If you enjoyed Taylor Jenkins Reid’s Daisy Jones and the Six, I predict you will also love this novel. Ms. Brodie is currently writing the screenplay for the film version. (Large print editions available online or through local booksellers.)
Wow! I wasn’t familiar with author Diane Chamberlain. After devouring her latest book, I cannot wait to read another – or two or four or six or nine! – of her 27 novels.
Told from dual timelines, Ms. Chamberlain weaves past and present heartbreaks, haunts, and mysteries.
Ellie grew up in a wooded North Carolina neighborhood in the racially turbulent 1960s. She offered to register African American voters before the 1965 Voting Rights Act became law. To Ellie, this seemed like a productive and helpful way to spend her college summer. Unspeakable acts change her mind about the community – and people – she loves and must leave behind.
In 2010, Kayla, an architect, and her young daughter move into the dream home she and her late husband designed. Kayla immediately realizes she’s not welcome on this street – the same one where Ellie lived.
When the women’s worlds collide, secrets from a lifetime emerge.
What sort of woman would cause a man to step down as the King of England?
If you’re a fan of The Crown or adore following the adventures of the royal family, check out this London-based author’s 2019 novel.

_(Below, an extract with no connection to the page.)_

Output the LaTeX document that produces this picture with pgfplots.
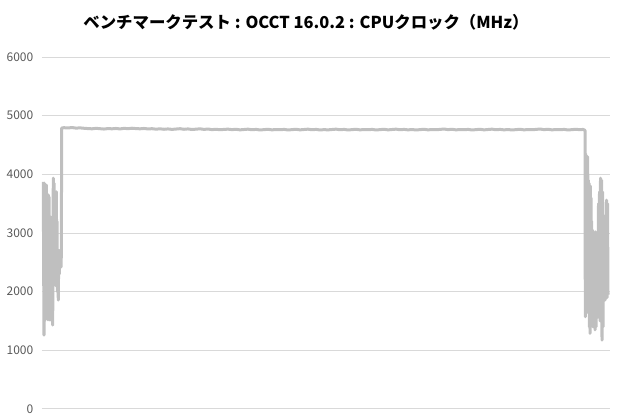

In the early 1900s, Mary Kirk and Wallis Warfield meet at summer camp. We’ve all had the Wallis type of friend – the person who takes more than she gives. Although their friendship survived heartache and mishaps and oceans between them, Wallis was “always searching for more and wouldn’t be happy to live an ordinary life.”
Rachel and her fiancé, in 1997, happen across the car crash that killed Princess Diana.
With facts thrown in, this fictionalized story delightfully weaves the tale of two women who challenged British royalty.
I discovered this author – who swims in an English pond year-round – when I read (and loved) Jackie and Maria a few months ago.
“When you’re given an opportunity to change your life, be ready to do so.”
Evelyn, a guarded, aging Hollywood icon, picks an unknown journalist, Monique, to write her final story. And no one can figure out why.
Of course, as Evelyn relates her life’s glitz and glamour, everything isn’t all it seems. Fame and fortune don’t necessarily make for an easy path. Besides dishing on her seven marriages and divorces, Evelyn spills the beans on how she “chose the wrong things most of the time.”
A great book club pick, the story makes me wonder about some of the celebrities in our world today… (Large print editions available online or through local booksellers.)
“What is it about a crisis that draws us closer to our loved ones? Why do the differences between us – minuscule and vast – seem to disappear against the backdrop of mounting catastrophe?”
Clementine’s impact on Winston leaves many to ponder if the outcome of World War II would have been the same without her influence.(Large print editions available online or through local booksellers.)
What was the last book you read? Did you learn about a topic, or was the book pure entertainment? Do any of these books sound appealing to you? Have you read any of them? What did you think about them?